Data segment
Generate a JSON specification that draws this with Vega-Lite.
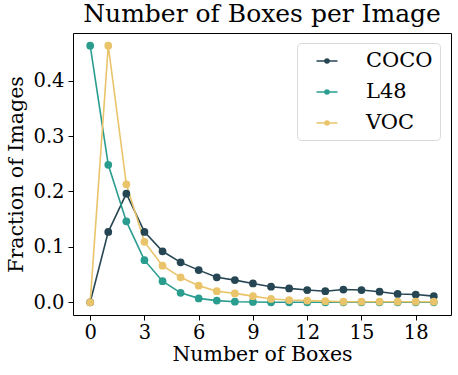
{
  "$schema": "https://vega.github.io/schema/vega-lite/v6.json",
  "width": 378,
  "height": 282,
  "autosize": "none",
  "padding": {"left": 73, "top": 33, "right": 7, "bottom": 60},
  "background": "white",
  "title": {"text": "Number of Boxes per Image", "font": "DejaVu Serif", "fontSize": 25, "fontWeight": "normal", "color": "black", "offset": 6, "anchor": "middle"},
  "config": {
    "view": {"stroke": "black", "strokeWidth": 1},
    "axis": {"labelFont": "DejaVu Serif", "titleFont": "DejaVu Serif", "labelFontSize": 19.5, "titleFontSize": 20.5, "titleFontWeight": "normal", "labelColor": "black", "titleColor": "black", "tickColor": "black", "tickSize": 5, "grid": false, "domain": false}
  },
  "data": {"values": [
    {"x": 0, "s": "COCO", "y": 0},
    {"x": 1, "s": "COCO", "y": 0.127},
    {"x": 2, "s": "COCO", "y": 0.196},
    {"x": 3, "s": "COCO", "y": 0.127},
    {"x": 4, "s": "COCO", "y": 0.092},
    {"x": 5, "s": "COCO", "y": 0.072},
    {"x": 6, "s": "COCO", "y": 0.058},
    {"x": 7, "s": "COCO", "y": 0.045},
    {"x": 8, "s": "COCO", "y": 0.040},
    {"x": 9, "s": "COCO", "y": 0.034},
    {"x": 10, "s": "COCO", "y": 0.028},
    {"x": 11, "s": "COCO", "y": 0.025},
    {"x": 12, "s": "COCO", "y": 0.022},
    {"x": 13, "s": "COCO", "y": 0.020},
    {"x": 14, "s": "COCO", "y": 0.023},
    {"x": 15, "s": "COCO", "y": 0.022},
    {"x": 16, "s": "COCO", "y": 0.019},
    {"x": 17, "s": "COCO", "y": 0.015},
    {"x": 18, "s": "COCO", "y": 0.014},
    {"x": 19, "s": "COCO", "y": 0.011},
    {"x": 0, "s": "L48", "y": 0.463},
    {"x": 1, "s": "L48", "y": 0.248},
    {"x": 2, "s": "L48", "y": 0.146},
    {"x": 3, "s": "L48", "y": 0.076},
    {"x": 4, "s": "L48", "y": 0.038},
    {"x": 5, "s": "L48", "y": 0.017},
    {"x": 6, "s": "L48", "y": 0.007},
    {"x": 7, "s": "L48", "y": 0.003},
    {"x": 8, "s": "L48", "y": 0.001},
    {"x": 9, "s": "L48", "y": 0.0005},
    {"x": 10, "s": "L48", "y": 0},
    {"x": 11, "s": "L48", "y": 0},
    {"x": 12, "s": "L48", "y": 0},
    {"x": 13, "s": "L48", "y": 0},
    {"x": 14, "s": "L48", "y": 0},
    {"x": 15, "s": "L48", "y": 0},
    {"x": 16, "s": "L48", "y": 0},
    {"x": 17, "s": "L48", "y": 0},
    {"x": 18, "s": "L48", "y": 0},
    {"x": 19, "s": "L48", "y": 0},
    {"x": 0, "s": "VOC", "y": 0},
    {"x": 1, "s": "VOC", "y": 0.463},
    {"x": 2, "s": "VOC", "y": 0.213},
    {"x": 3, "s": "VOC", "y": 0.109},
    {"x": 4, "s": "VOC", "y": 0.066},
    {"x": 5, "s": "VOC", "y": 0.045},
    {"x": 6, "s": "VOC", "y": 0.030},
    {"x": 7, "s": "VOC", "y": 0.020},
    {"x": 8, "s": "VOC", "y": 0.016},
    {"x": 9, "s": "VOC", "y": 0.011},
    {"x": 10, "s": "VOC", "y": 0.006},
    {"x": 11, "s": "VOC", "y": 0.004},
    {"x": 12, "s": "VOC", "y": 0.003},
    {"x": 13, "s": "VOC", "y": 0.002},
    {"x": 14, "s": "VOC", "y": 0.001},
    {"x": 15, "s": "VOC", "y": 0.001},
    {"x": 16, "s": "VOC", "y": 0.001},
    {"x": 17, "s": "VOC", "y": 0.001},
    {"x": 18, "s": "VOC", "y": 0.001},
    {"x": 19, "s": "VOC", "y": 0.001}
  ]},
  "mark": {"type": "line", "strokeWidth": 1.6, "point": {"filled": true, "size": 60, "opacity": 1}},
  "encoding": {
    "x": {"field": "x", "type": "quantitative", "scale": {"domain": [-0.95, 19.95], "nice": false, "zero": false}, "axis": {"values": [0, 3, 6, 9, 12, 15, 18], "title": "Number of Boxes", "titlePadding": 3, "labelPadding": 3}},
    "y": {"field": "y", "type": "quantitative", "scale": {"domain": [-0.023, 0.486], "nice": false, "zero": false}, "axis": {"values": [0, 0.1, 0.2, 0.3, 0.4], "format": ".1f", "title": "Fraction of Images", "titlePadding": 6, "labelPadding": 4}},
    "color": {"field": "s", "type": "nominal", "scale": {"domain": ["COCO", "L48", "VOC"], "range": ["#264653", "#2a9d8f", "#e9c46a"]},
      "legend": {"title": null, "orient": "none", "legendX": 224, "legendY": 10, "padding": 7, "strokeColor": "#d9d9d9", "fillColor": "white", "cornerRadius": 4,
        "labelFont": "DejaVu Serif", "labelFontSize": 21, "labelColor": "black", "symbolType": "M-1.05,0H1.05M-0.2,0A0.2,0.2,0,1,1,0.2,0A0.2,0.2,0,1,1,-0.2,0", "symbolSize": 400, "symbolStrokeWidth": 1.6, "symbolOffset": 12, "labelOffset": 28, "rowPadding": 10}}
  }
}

What you are asked to do
Write out the material above again, word for word, minus its pictures.

Answer for the task
Generate a JSON specification that draws this with Vega-Lite.
{
  "$schema": "https://vega.github.io/schema/vega-lite/v6.json",
  "width": 378,
  "height": 282,
  "autosize": "none",
  "padding": {"left": 73, "top": 33, "right": 7, "bottom": 60},
  "background": "white",
  "title": {"text": "Number of Boxes per Image", "font": "DejaVu Serif", "fontSize": 25, "fontWeight": "normal", "color": "black", "offset": 6, "anchor": "middle"},
  "config": {
    "view": {"stroke": "black", "strokeWidth": 1},
    "axis": {"labelFont": "DejaVu Serif", "titleFont": "DejaVu Serif", "labelFontSize": 19.5, "titleFontSize": 20.5, "titleFontWeight": "normal", "labelColor": "black", "titleColor": "black", "tickColor": "black", "tickSize": 5, "grid": false, "domain": false}
  },
  "data": {"values": [
    {"x": 0, "s": "COCO", "y": 0},
    {"x": 1, "s": "COCO", "y": 0.127},
    {"x": 2, "s": "COCO", "y": 0.196},
    {"x": 3, "s": "COCO", "y": 0.127},
    {"x": 4, "s": "COCO", "y": 0.092},
    {"x": 5, "s": "COCO", "y": 0.072},
    {"x": 6, "s": "COCO", "y": 0.058},
    {"x": 7, "s": "COCO", "y": 0.045},
    {"x": 8, "s": "COCO", "y": 0.040},
    {"x": 9, "s": "COCO", "y": 0.034},
    {"x": 10, "s": "COCO", "y": 0.028},
    {"x": 11, "s": "COCO", "y": 0.025},
    {"x": 12, "s": "COCO", "y": 0.022},
    {"x": 13, "s": "COCO", "y": 0.020},
    {"x": 14, "s": "COCO", "y": 0.023},
    {"x": 15, "s": "COCO", "y": 0.022},
    {"x": 16, "s": "COCO", "y": 0.019},
    {"x": 17, "s": "COCO", "y": 0.015},
    {"x": 18, "s": "COCO", "y": 0.014},
    {"x": 19, "s": "COCO", "y": 0.011},
    {"x": 0, "s": "L48", "y": 0.463},
    {"x": 1, "s": "L48", "y": 0.248},
    {"x": 2, "s": "L48", "y": 0.146},
    {"x": 3, "s": "L48", "y": 0.076},
    {"x": 4, "s": "L48", "y": 0.038},
    {"x": 5, "s": "L48", "y": 0.017},
    {"x": 6, "s": "L48", "y": 0.007},
    {"x": 7, "s": "L48", "y": 0.003},
    {"x": 8, "s": "L48", "y": 0.001},
    {"x": 9, "s": "L48", "y": 0.0005},
    {"x": 10, "s": "L48", "y": 0},
    {"x": 11, "s": "L48", "y": 0},
    {"x": 12, "s": "L48", "y": 0},
    {"x": 13, "s": "L48", "y": 0},
    {"x": 14, "s": "L48", "y": 0},
    {"x": 15, "s": "L48", "y": 0},
    {"x": 16, "s": "L48", "y": 0},
    {"x": 17, "s": "L48", "y": 0},
    {"x": 18, "s": "L48", "y": 0},
    {"x": 19, "s": "L48", "y": 0},
    {"x": 0, "s": "VOC", "y": 0},
    {"x": 1, "s": "VOC", "y": 0.463},
    {"x": 2, "s": "VOC", "y": 0.213},
    {"x": 3, "s": "VOC", "y": 0.109},
    {"x": 4, "s": "VOC", "y": 0.066},
    {"x": 5, "s": "VOC", "y": 0.045},
    {"x": 6, "s": "VOC", "y": 0.030},
    {"x": 7, "s": "VOC", "y": 0.020},
    {"x": 8, "s": "VOC", "y": 0.016},
    {"x": 9, "s": "VOC", "y": 0.011},
    {"x": 10, "s": "VOC", "y": 0.006},
    {"x": 11, "s": "VOC", "y": 0.004},
    {"x": 12, "s": "VOC", "y": 0.003},
    {"x": 13, "s": "VOC", "y": 0.002},
    {"x": 14, "s": "VOC", "y": 0.001},
    {"x": 15, "s": "VOC", "y": 0.001},
    {"x": 16, "s": "VOC", "y": 0.001},
    {"x": 17, "s": "VOC", "y": 0.001},
    {"x": 18, "s": "VOC", "y": 0.001},
    {"x": 19, "s": "VOC", "y": 0.001}
  ]},
  "mark": {"type": "line", "strokeWidth": 1.6, "point": {"filled": true, "size": 60, "opacity": 1}},
  "encoding": {
    "x": {"field": "x", "type": "quantitative", "scale": {"domain": [-0.95, 19.95], "nice": false, "zero": false}, "axis": {"values": [0, 3, 6, 9, 12, 15, 18], "title": "Number of Boxes", "titlePadding": 3, "labelPadding": 3}},
    "y": {"field": "y", "type": "quantitative", "scale": {"domain": [-0.023, 0.486], "nice": false, "zero": false}, "axis": {"values": [0, 0.1, 0.2, 0.3, 0.4], "format": ".1f", "title": "Fraction of Images", "titlePadding": 6, "labelPadding": 4}},
    "color": {"field": "s", "type": "nominal", "scale": {"domain": ["COCO", "L48", "VOC"], "range": ["#264653", "#2a9d8f", "#e9c46a"]},
      "legend": {"title": null, "orient": "none", "legendX": 224, "legendY": 10, "padding": 7, "strokeColor": "#d9d9d9", "fillColor": "white", "cornerRadius": 4,
        "labelFont": "DejaVu Serif", "labelFontSize": 21, "labelColor": "black", "symbolType": "M-1.05,0H1.05M-0.2,0A0.2,0.2,0,1,1,0.2,0A0.2,0.2,0,1,1,-0.2,0", "symbolSize": 400, "symbolStrokeWidth": 1.6, "symbolOffset": 12, "labelOffset": 28, "rowPadding": 10}}
  }
}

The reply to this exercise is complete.